Of Margaret he scarce dared think, so great was his sense of his unworthiness; but the light of her face, as it swam up before him, thrilled him with the consciousness that his love for her was abiding, that this affair on which he had embarked was a grotesque nightmare in which his true being had not been concerned at all, though it had become irredeemably involved in it. Once or twice it had given him pleasure to imagine that it was in Helen's power to do more than just sympathise with him, but then he had never forgotten that was only a wistful fancy. It brought the tears to his eyes to think of her attempt to cheer him with her prophecy of happiness for him. Happiness for him! Dream as vain as his Cleo's lust for glory!

It was past ten o'clock, and the sea-front was already deserted. He strolled eastward, following the roadway to where the houses ended, when it swept round the foot of the cliff, on whose top rose the ancient castle, and eventually degenerated into an ascending foot-path protected by a wooden rail. He stayed awhile at the bend, gazing into the immense darkness, in which, here and there, glimmered a light from a passing vessel, and listening to the swish of the water lapping the foot of the sea-wall. A fisherman preparing his bait hailed him "Good-night!" from the glooms of a small, primitive jetty. He returned the salute civilly, but, as he was not in the mood for human intercourse, he sang out and wished the man a good haul and then moved on. Up, up the incline he went, the rugged cliff-front towering above him, clothed with great grey patches. The path narrowed as it wound its way up the side and at length ran into the cliff, through which a long gallery had been hewn. But the solid blackness that faced him at its mouth did not give him pause. He felt his way along, stumbling up the rough incline, and turned down another gallery which intersected this one at right angles, and which led to the face of the cliff where its opening, high above the water, was barred by a tall iron rail. Here he stood and looked out to sea.

The nocturne was beautiful in its largeness and silence. The sublimity of the great spaces emphasised his own existence just then as petty, crabbed, and sordid. The discords within him were so harsh that he could not respond to the sweet mystery of the night, or to the music that called from sea and sky, from the shadows and the spaces.
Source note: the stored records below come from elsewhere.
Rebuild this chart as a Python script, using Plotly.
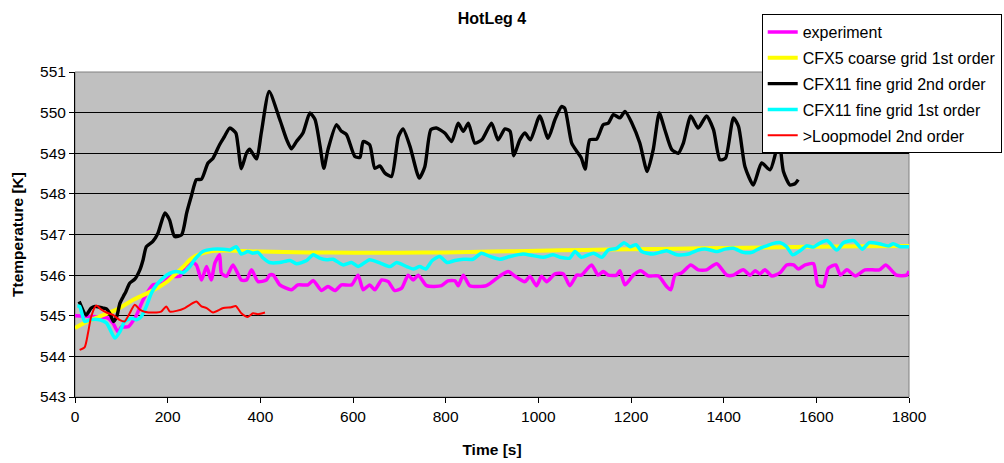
import plotly.graph_objects as go

# ---- data ----
exp_t = [0, 40, 70, 82, 93, 100, 115, 132, 147, 168, 190, 205, 226, 237, 251, 262, 273, 284, 294, 302, 312, 316, 327, 341, 359, 370, 381, 395, 413, 420, 428, 442, 467, 481, 503, 514, 532, 546, 561, 575, 597, 611, 622, 636, 647, 662, 676, 690, 705, 719, 730, 741, 759, 791, 805, 820, 827, 838, 852, 888, 917, 935, 949, 971, 982, 996, 1007, 1018, 1036, 1054, 1068, 1083, 1093, 1115, 1129, 1140, 1151, 1169, 1176, 1187, 1205, 1221, 1237, 1259, 1277, 1286, 1295, 1309, 1329, 1345, 1363, 1385, 1407, 1421, 1442, 1457, 1468, 1478, 1489, 1504, 1522, 1536, 1551, 1561, 1576, 1594, 1603, 1615, 1626, 1642, 1652, 1666, 1684, 1705, 1736, 1750, 1773, 1795, 1800]
exp_v = [545.0, 544.98, 544.95, 544.82, 544.6, 544.72, 544.73, 545.0, 545.39, 545.76, 545.8, 545.97, 545.97, 546.21, 546.33, 546.25, 545.88, 546.21, 545.88, 546.3, 546.5, 546.05, 545.97, 546.25, 545.88, 545.88, 546.13, 545.84, 545.88, 546.0, 546.0, 545.76, 545.64, 545.76, 545.76, 545.87, 545.62, 545.72, 545.62, 545.76, 545.76, 546.0, 545.64, 545.76, 545.64, 545.88, 545.84, 545.62, 545.68, 546.0, 545.88, 546.0, 545.74, 545.74, 545.86, 545.86, 545.74, 546.0, 545.74, 545.74, 545.98, 546.09, 545.98, 545.84, 545.97, 545.74, 545.97, 545.84, 546.03, 546.03, 545.74, 546.0, 546.0, 546.25, 546.0, 546.09, 546.0, 546.0, 546.11, 545.76, 546.0, 546.11, 545.98, 545.98, 545.72, 545.64, 546.0, 546.05, 546.25, 546.13, 546.13, 546.28, 546.0, 546.0, 546.13, 546.0, 546.11, 546.03, 546.13, 545.98, 546.06, 546.25, 546.25, 546.15, 546.25, 546.28, 545.76, 545.72, 546.17, 546.25, 546.0, 546.13, 545.98, 546.13, 546.13, 546.25, 546.0, 546.0, 546.1]

cfx5_t = [0, 25, 53, 90, 125, 155, 183, 200, 219, 235, 248, 262, 276, 290, 305, 350, 400, 500, 600, 700, 800, 900, 1000, 1100, 1200, 1300, 1400, 1500, 1600, 1700, 1800]
cfx5_v = [544.7, 544.85, 544.98, 545.15, 545.39, 545.55, 545.72, 545.85, 546.05, 546.22, 546.38, 546.48, 546.54, 546.58, 546.6, 546.6, 546.58, 546.56, 546.55, 546.55, 546.56, 546.58, 546.6, 546.62, 546.64, 546.65, 546.67, 546.68, 546.7, 546.71, 546.72]

fine2_t = [9, 24, 35, 43, 53, 60, 68, 75, 83, 90, 97, 104, 110, 118, 129, 140, 147, 154, 168, 179, 194, 204, 215, 230, 241, 251, 262, 273, 287, 298, 312, 322, 334, 347, 352, 359, 370, 377, 392, 402, 419, 442, 457, 467, 478, 492, 507, 518, 529, 537, 546, 564, 575, 586, 604, 615, 622, 636, 647, 658, 669, 683, 698, 708, 723, 743, 755, 768, 780, 798, 813, 827, 838, 849, 863, 878, 899, 913, 928, 939, 947, 960, 971, 983, 1003, 1021, 1036, 1050, 1057, 1072, 1086, 1093, 1101, 1111, 1126, 1140, 1151, 1162, 1176, 1187, 1202, 1219, 1235, 1248, 1261, 1273, 1288, 1302, 1313, 1329, 1345, 1363, 1378, 1392, 1404, 1421, 1432, 1446, 1464, 1482, 1500, 1511, 1519, 1529, 1543, 1554, 1561]
fine2_v = [545.35, 545.02, 545.19, 545.23, 545.21, 545.19, 545.17, 545.06, 544.86, 544.98, 545.31, 545.47, 545.6, 545.8, 545.9, 546.13, 546.38, 546.7, 546.83, 547.03, 547.53, 547.36, 546.95, 546.99, 547.53, 547.94, 548.35, 548.36, 548.76, 548.88, 549.21, 549.4, 549.62, 549.5, 549.17, 548.62, 549.0, 549.1, 548.86, 549.5, 550.52, 549.83, 549.33, 549.11, 549.29, 549.5, 549.99, 549.83, 549.17, 548.63, 549.09, 549.7, 549.54, 549.46, 548.92, 548.9, 549.29, 549.21, 548.63, 548.69, 548.51, 548.43, 549.41, 549.6, 549.17, 548.39, 548.67, 549.58, 549.62, 549.5, 549.29, 549.74, 549.54, 549.74, 549.25, 549.33, 549.74, 549.33, 549.6, 549.54, 548.94, 549.33, 549.5, 549.33, 549.92, 549.37, 549.83, 550.15, 550.11, 549.25, 549.0, 548.88, 548.61, 549.33, 549.35, 549.7, 549.74, 549.95, 549.87, 550.03, 549.74, 549.25, 548.55, 549.09, 549.99, 549.58, 549.09, 549.0, 549.25, 549.92, 549.62, 549.92, 549.58, 548.84, 548.88, 549.87, 549.66, 548.67, 548.22, 548.76, 548.59, 548.96, 549.45, 548.55, 548.22, 548.25, 548.35]

fine1_t = [5, 10, 21, 32, 53, 68, 86, 97, 107, 122, 133, 143, 154, 165, 176, 190, 205, 219, 233, 248, 258, 276, 298, 320, 334, 348, 359, 373, 384, 395, 406, 420, 442, 464, 478, 500, 514, 528, 543, 557, 579, 597, 611, 636, 658, 680, 694, 716, 730, 744, 757, 771, 787, 803, 820, 838, 859, 877, 895, 917, 939, 967, 989, 1011, 1032, 1047, 1068, 1079, 1093, 1119, 1137, 1151, 1169, 1185, 1198, 1211, 1223, 1248, 1277, 1299, 1324, 1345, 1363, 1385, 1403, 1421, 1442, 1461, 1478, 1493, 1504, 1522, 1536, 1549, 1565, 1579, 1594, 1605, 1623, 1644, 1659, 1681, 1699, 1714, 1736, 1756, 1766, 1781, 1800]
fine1_v = [545.24, 545.23, 544.86, 544.9, 544.9, 544.82, 544.45, 544.61, 544.86, 544.94, 544.9, 544.98, 545.23, 545.56, 545.76, 545.93, 546.05, 546.09, 546.06, 546.21, 546.38, 546.58, 546.64, 546.64, 546.62, 546.7, 546.52, 546.58, 546.54, 546.56, 546.42, 546.31, 546.31, 546.36, 546.28, 546.36, 546.5, 546.42, 546.38, 546.39, 546.25, 546.31, 546.21, 546.38, 546.3, 546.21, 546.31, 546.21, 546.15, 546.21, 546.15, 546.36, 546.46, 546.31, 546.36, 546.39, 546.39, 546.54, 546.46, 546.39, 546.46, 546.52, 546.48, 546.44, 546.5, 546.44, 546.42, 546.58, 546.44, 546.54, 546.44, 546.62, 546.66, 546.8, 546.7, 546.75, 546.58, 546.52, 546.6, 546.5, 546.52, 546.62, 546.64, 546.58, 546.64, 546.66, 546.56, 546.56, 546.66, 546.72, 546.77, 546.8, 546.7, 546.5, 546.6, 546.72, 546.69, 546.77, 546.85, 546.62, 546.8, 546.85, 546.64, 546.8, 546.77, 546.72, 546.77, 546.7, 546.7]

loop_t = [10, 21, 28, 35, 46, 57, 68, 82, 96, 107, 118, 129, 140, 150, 176, 186, 197, 205, 219, 237, 248, 262, 273, 284, 298, 320, 337, 347, 359, 373, 384, 395, 410]
loop_v = [544.16, 544.23, 544.57, 544.98, 545.25, 545.15, 545.08, 545.02, 544.9, 544.86, 545.06, 545.27, 545.15, 545.1, 545.08, 545.1, 545.23, 545.1, 545.12, 545.19, 545.27, 545.35, 545.23, 545.19, 545.08, 545.19, 545.21, 545.24, 545.06, 544.97, 545.06, 545.04, 545.08]

x_ticks = [0, 200, 400, 600, 800, 1000, 1200, 1400, 1600, 1800]
y_ticks = [543, 544, 545, 546, 547, 548, 549, 550, 551]

series = [
    ("experiment", exp_t, exp_v, "#FF00FF", 3.5),
    ("CFX5 coarse grid 1st order", cfx5_t, cfx5_v, "#FFFF00", 4),
    ("CFX11 fine grid 2nd order", fine2_t, fine2_v, "#000000", 3.4),
    ("CFX11 fine grid 1st order", fine1_t, fine1_v, "#00FFFF", 3.5),
    (">Loopmodel 2nd order", loop_t, loop_v, "#FF0000", 2),
]

FONT = "Liberation Sans, Arial, sans-serif"

fig = go.Figure()
for i, (name, t, v, col, w) in enumerate(series):
    fig.add_trace(go.Scatter(
        x=t, y=v, mode="lines", name=name, legendgroup=f"g{i}",
        line=dict(color=col, width=w, shape="spline", smoothing=0.6),
    ))

fig.add_shape(type="rect", xref="paper", yref="paper", x0=0, x1=1, y0=0, y1=1,
              line=dict(color="#808080", width=1), layer="below")

fig.update_layout(
    width=1004, height=463,
    margin=dict(l=75, r=95, t=72, b=66, autoexpand=False),
    paper_bgcolor="white", plot_bgcolor="#C0C0C0",
    font=dict(family=FONT, size=15.5, color="black"),
    title=dict(text="<b>HotLeg 4</b>", x=492 / 1004, xanchor="center",
               y=1 - 18 / 463, yanchor="middle", yref="container",
               font=dict(size=16, family=FONT)),
    showlegend=True,
    legend=dict(x=0.8234, y=1.178, xanchor="left", yanchor="top",
                bgcolor="white", bordercolor="black", borderwidth=1,
                font=dict(size=16, family=FONT), tracegroupgap=2,
                itemwidth=30),
    xaxis=dict(range=[0, 1800], tickvals=x_ticks, ticks="outside", ticklen=5,
               tickcolor="black", showline=True, linecolor="black", linewidth=1,
               showgrid=False, zeroline=False, automargin=False,
               title=dict(text="<b>Time [s]</b>", font=dict(size=15.5), standoff=20)),
    yaxis=dict(range=[543, 551], tickvals=y_ticks, ticks="outside", ticklen=5,
               tickcolor="black", showline=True, linecolor="black", linewidth=1,
               showgrid=True, gridcolor="black", gridwidth=1, zeroline=False,
               automargin=False,
               title=dict(text="<b>Ttemperature [K]</b>", font=dict(size=15.5), standoff=12)),
)

fig.write_html("out.html", config={"displayModeBar": False},
               post_script="document.body.style.margin='0px';document.body.style.padding='0px';")
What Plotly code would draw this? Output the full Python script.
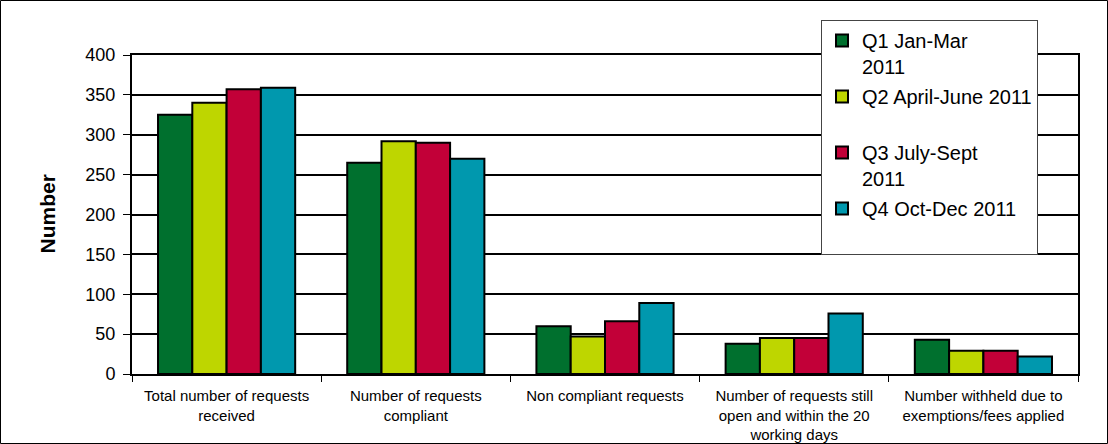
import plotly.graph_objects as go

categories = [
    "Total number of requests<br>received",
    "Number of requests<br>compliant",
    "Non compliant requests",
    "Number of requests still<br>open and within the 20<br>working days",
    "Number withheld due to<br>exemptions/fees applied",
]
series_names = [
    "Q1 Jan-Mar<br>2011",
    "Q2 April-June 2011<br> ",
    "Q3 July-Sept<br>2011",
    "Q4 Oct-Dec 2011<br> ",
]
q1 = [325, 265, 60, 38, 43]
q2 = [340, 292, 47, 45, 29]
q3 = [357, 290, 66, 45, 29]
q4 = [359, 270, 89, 76, 22]
series_values = [q1, q2, q3, q4]
colors = ["#00702E", "#BED600", "#C20038", "#0098AE"]
y_ticks = [0, 50, 100, 150, 200, 250, 300, 350, 400]

W, H = 1108, 444
ml, mr, mt, mb = 132, 30, 55, 70
pw, ph = W - ml - mr, H - mt - mb

fig = go.Figure()
for i, (name, vals, col) in enumerate(zip(series_names, series_values, colors)):
    fig.add_trace(go.Bar(
        x=categories, y=vals, name=name,
        marker=dict(color=col, line=dict(color="black", width=2)),
        legendgroup=f"g{i}",
    ))

font = "Liberation Sans, Arial, sans-serif"
fig.update_layout(
    width=W, height=H,
    margin=dict(l=ml, r=mr, t=mt, b=mb, pad=0, autoexpand=False),
    paper_bgcolor="white", plot_bgcolor="white",
    barmode="group", bargap=0.275, bargroupgap=0,
    font=dict(family=font, color="black"),
    showlegend=True,
    legend=dict(
        x=(821 - ml) / pw, y=(H - mb - 20) / ph, xanchor="left", yanchor="top",
        bgcolor="white", bordercolor="#444444", borderwidth=1,
        font=dict(size=20, family=font, color="black"),
        valign="top", traceorder="grouped", tracegroupgap=1,
        itemwidth=30, maxheight=1,
    ),
    xaxis=dict(
        showline=True, linecolor="black", linewidth=2, mirror=True,
        ticks="outside", tickson="boundaries", ticklen=6, tickcolor="black", tickwidth=1,
        tickfont=dict(size=15, family=font), showgrid=False, ticklabelstandoff=7,
        automargin=False,
    ),
    yaxis=dict(
        range=[0, 400], tickvals=y_ticks, showline=True, linecolor="black", linewidth=2,
        mirror=True, ticks="outside", ticklen=7, tickcolor="black", tickwidth=1,
        showgrid=True, gridcolor="black", gridwidth=2, zeroline=False,
        tickfont=dict(size=18, family=font), ticklabelstandoff=4, automargin=False,
    ),
    annotations=[dict(
        text="<b>Number</b>", textangle=-90, xref="paper", yref="paper",
        x=(47 - ml) / pw, y=0.5, xanchor="center", yanchor="middle",
        showarrow=False, font=dict(size=21, family=font),
    )],
    shapes=[dict(
        type="rect", xref="paper", yref="paper",
        x0=(0.5 - ml) / pw, x1=(W - 0.5 - ml) / pw,
        y0=-(mb - 0.5) / ph, y1=1 + (mt - 0.5) / ph,
        line=dict(color="black", width=1), layer="below",
    )],
)

fig.write_html("out.html", config={"displayModeBar": False},
               post_script="document.body.style.margin='0px';")
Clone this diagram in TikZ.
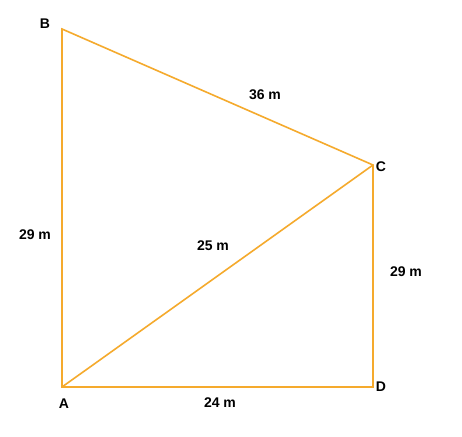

Again that bitter sense of his whole life became concentred in one moment. And then, as the sound of the soft-flowing tide came up to him again, it seemed to bring with it words that echoed strangely through his being. And his being seized upon them and gripped them. The voice of Mary Kettering seemed to be commanding him, as if her hostile spirit were hovering near, and he could hear her vulgar laugh disgracing the solitudes.

"There's the water. Now drown yourself!"

The consciousness of his personal unimportance to the world was accentuated against the free vastness on which he gazed. The mission that alone had had power to stir his blood, of being a voice to the spell of which all men should yield, had been decreed against. His hope of winning the right to live amid and breathe an atmosphere in harmony with his being, an atmosphere in which his individuality, as he conceived it, should ripen and expand and yield all the fragrance that was in it, was utterly dead.

He could not detach his dead hope from his life; its rotting carcass weighed it down and poisoned it. The love, too, that Margaret had inspired in him but remained as an exquisite bitterness. And as for those who loved him, better they should bear the blow at once than that he should torture them constantly. Let them mourn for him now; let them, in the years that were to come, sometimes feel his presence with them and think of him as one who had had good in him, but whose life had proved piteously futile. For them much pain now and an occasional pang in the future; for him, the sweetness of unending rest, for was there not sweetness in death?